[Begin SOURCE DATA]

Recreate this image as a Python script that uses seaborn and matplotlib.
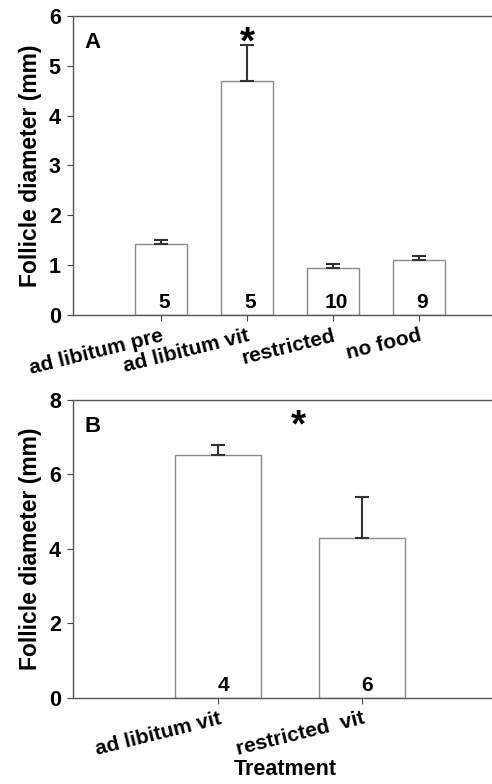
import pandas as pd
import seaborn as sns
import matplotlib.pyplot as plt

# panel A
groups_a = ["ad libitum pre", "ad libitum vit", "restricted", "no food"]
means_a = [1.43, 4.69, 0.95, 1.10]
sem_a = [0.08, 0.72, 0.07, 0.08]
n_a = ["5", "5", "10", "9"]

# panel B
groups_b = ["ad libitum vit", "restricted  vit"]
means_b = [6.52, 4.30]
sem_b = [0.28, 1.08]
n_b = ["4", "6"]

sns.set_style("ticks")
plt.rcParams["font.family"] = ["Liberation Sans", "DejaVu Sans"]
plt.rcParams["font.weight"] = "bold"
plt.rcParams["text.color"] = "black"
plt.rcParams["xtick.color"] = "#444444"
plt.rcParams["ytick.color"] = "#444444"
plt.rcParams["xtick.labelcolor"] = "black"
plt.rcParams["ytick.labelcolor"] = "black"
plt.rcParams["axes.labelcolor"] = "black"

fig = plt.figure(figsize=(4.92, 7.84), dpi=100)
ax1 = fig.add_axes([0.149, 0.598, 0.86, 0.382])
ax2 = fig.add_axes([0.149, 0.110, 0.86, 0.380])


def panel(ax, groups, means, sem, ns, ymax, ystep, xlim, letter, star_x, star_y):
    df = pd.DataFrame({"group": groups, "mean": means})
    sns.barplot(data=df, x="group", y="mean", color="white", width=0.6,
                edgecolor="#8a8a8a", linewidth=1.0, errorbar=None, ax=ax)
    xs = range(len(groups))
    ax.errorbar(xs, means, yerr=[[0] * len(sem), sem], fmt="none",
                ecolor="#333333", elinewidth=1.5, capsize=5, capthick=1.5)
    for x, n in zip(xs, ns):
        ax.text(x + 0.035, ymax * 0.01, n, ha="center", va="bottom",
                fontsize=15, fontweight="bold")
    ax.set_ylim(0, ymax)
    ax.set_yticks(range(0, ymax + 1, ystep))
    ax.set_xlim(*xlim)
    ax.set_xlabel("")
    ax.set_ylabel("Follicle diameter (mm)", fontsize=16.5, fontweight="bold",
                  labelpad=5)
    ax.set_xticks(list(xs))
    ax.set_xticklabels(groups, rotation=14, ha="right", rotation_mode="anchor",
                       fontsize=15, fontweight="bold")
    ax.tick_params(axis="y", labelsize=15.5, direction="out", length=4, pad=5)
    ax.tick_params(axis="x", direction="out", length=4, pad=4)
    for lab in ax.get_yticklabels():
        lab.set_fontweight("bold")
    for s in ["left", "bottom", "top"]:
        ax.spines[s].set_color("#555555")
        ax.spines[s].set_linewidth(1.0)
    ax.spines["right"].set_visible(False)
    ax.text(0.027, 0.945, letter, transform=ax.transAxes, fontsize=16,
            fontweight="bold", va="top")
    ax.text(star_x, star_y, "*", ha="center", va="center", fontsize=28,
            fontweight="bold")


panel(ax1, groups_a, means_a, sem_a, n_a, 6, 1, (-1.02, 3.9), "A", 1, 5.45)
panel(ax2, groups_b, means_b, sem_b, n_b, 8, 2, (-1.01, 1.94), "B", 0.56, 7.28)
ax2.set_xlabel("Treatment", fontsize=15.5, fontweight="bold", labelpad=0)

fig.savefig("out.png", dpi=100)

[End SOURCE DATA]

_THE TASK_:
Check each line of the data above for the string "matplotlib" and report only how many lines have it.

_RESPONSE FOR THIS EXERCISE_:
2